Pandas version checks
- [x] I have checked that the issue still exists on the latest versions of the docs on
main
here
Location of the documentation
This concerns the 3.0 migration guide: https://pandas.pydata.org/docs/user_guide/migration-3-strings.html)
Documentation problem
The string migration guide suggests using "str"
in place of "object"
to write compatible code. The example only showcases this suggestion for the Series constructor, where it indeed works as intended (Pandas 2.3.0):
>>> import pandas as pd
>>> pd.Series(["a", None, np.nan, pd.NA], dtype="str").array
<NumpyExtensionArray>
['a', None, nan, <NA>]
Length: 4, dtype: object
However, the semantics of using "str"
are different if the series has already been initialized with an "object"
dtype and the user calls astype("str")
on it:
>>> series = pd.Series(["a", None, np.nan, pd.NA])
>>> series.array
<NumpyExtensionArray>
['a', None, nan, <NA>]
Length: 4, dtype: object
>>> series.astype("str").array
<NumpyExtensionArray>
['a', 'None', 'nan', '<NA>']
Length: 4, dtype: object
Note that all values have been cast to strings. In fact, this behavior appears to be the behavior of passing the literal str
as the data type that is mentioned later in the bug-fix section.
Suggested fix for documentation
I believe this subtle difference should be pointed out in the migration guide. Ideally, a suggestion should be made on how one may write 3.0-compatible code using astype
. In my case, the current Pandas 2 code is casting a categorical column (with string categories) into an object column, but I'd like to write code such that this operation becomes a string column in Pandas 3.
Comment From: rhshadrach
Thanks for the report. Agreed this difference should be highlighted. With infer_string
being set to True, these now give ['a', nan, nan, nan]

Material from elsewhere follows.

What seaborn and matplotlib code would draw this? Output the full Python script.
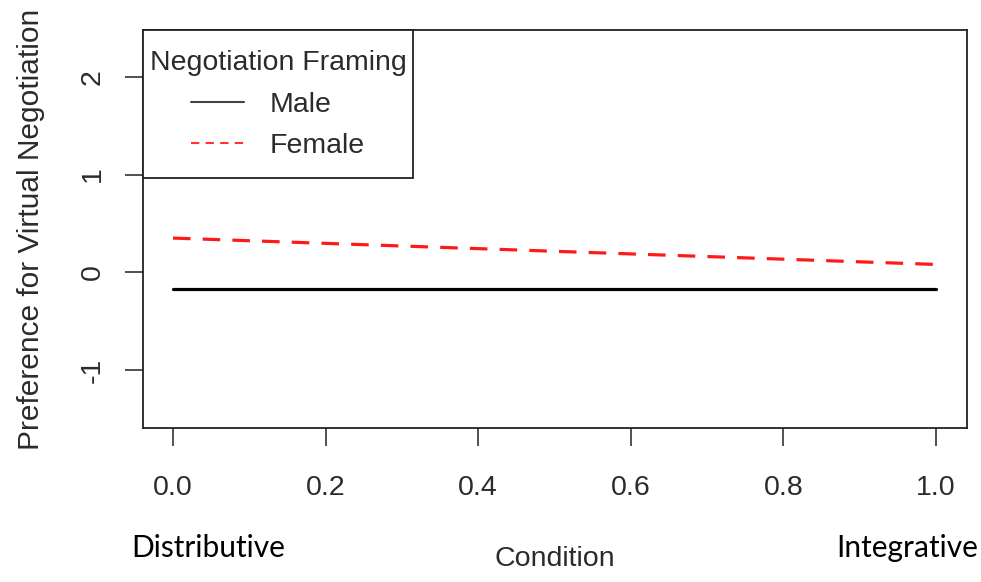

. I'm thinking this should be added to the astype(str)
section and not be called a bugfix.
cc @jorisvandenbossche
Comment From: jorisvandenbossche
Good point @cbourjau!
In my case, the current Pandas 2 code is casting a categorical column (with string categories) into an object column, but I'd like to write code such that this operation becomes a string column in Pandas 3.

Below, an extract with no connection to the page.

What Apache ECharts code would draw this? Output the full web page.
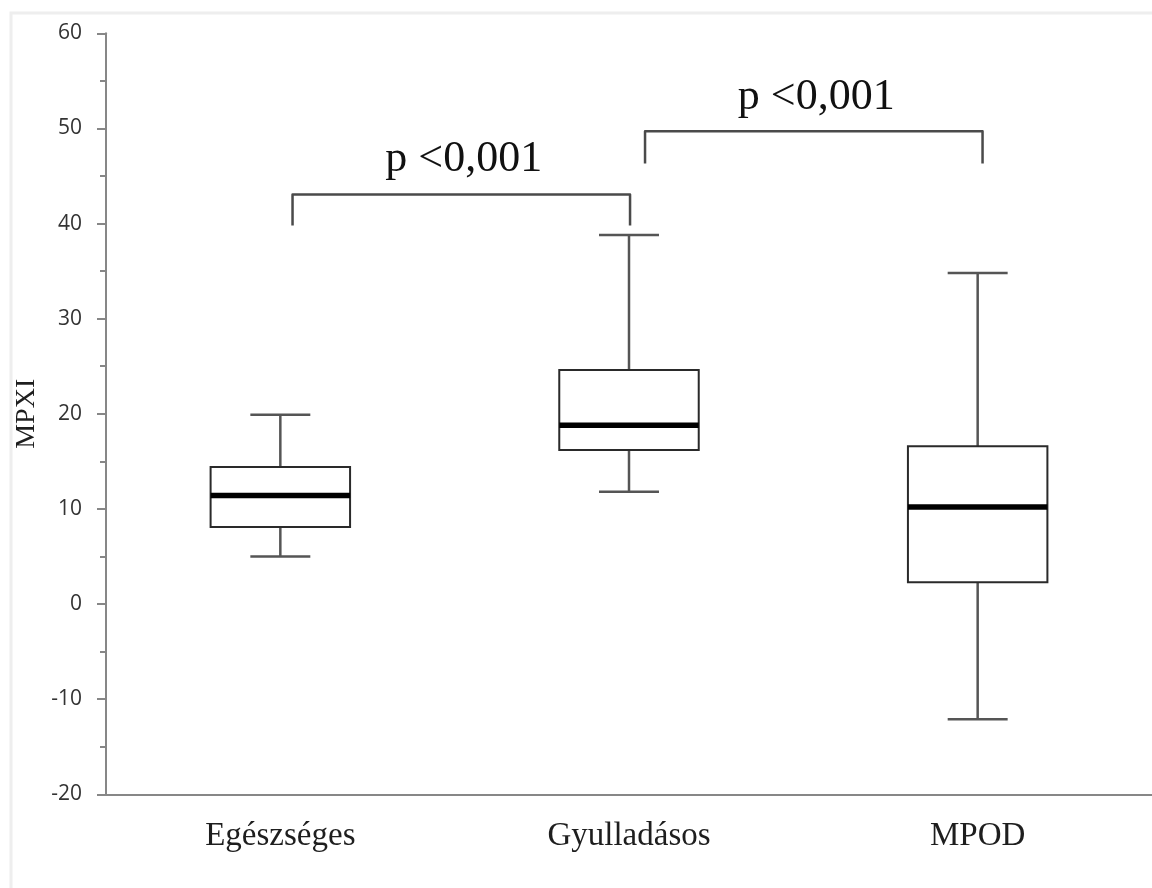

So you currently have something like:
>>> pd.__version__
'2.3.1'
>>> ser = pd.Series(["a", "b", "a", None], dtype="category")
>>> ser.astype("object").values
array(['a', 'b', 'a', nan], dtype=object)
and then the question is how to write that such that it stays object dtype in 2.3 and becomes string dtype in 3.0.
And indeed doing astype("str")
does not work as desired because of that "bug" of also stringifying missing values:
>>> ser.astype(str).values
array(['a', 'b', 'a', 'nan'], dtype=object)
>>> ser.astype("str").values
array(['a', 'b', 'a', 'nan'], dtype=object)
Somehow I thought that this was only the case of str
and not "str"
... (given that I wrote exactly that in the migration guide in the section about the astype bug: "when using astype(str) (using the built-in str, not astype("str")!)", so that section is clearly wrong)
In that case I don't think there is another alternative than some conditional behaviour depending on the version, like:
ser.astype("str" if pd.__version__ > "3" else "object").values
Comment From: jorisvandenbossche
I opened a PR to rewrite the section about astype(str)
: https://github.com/pandas-dev/pandas/pull/62147. Feedback very welcome!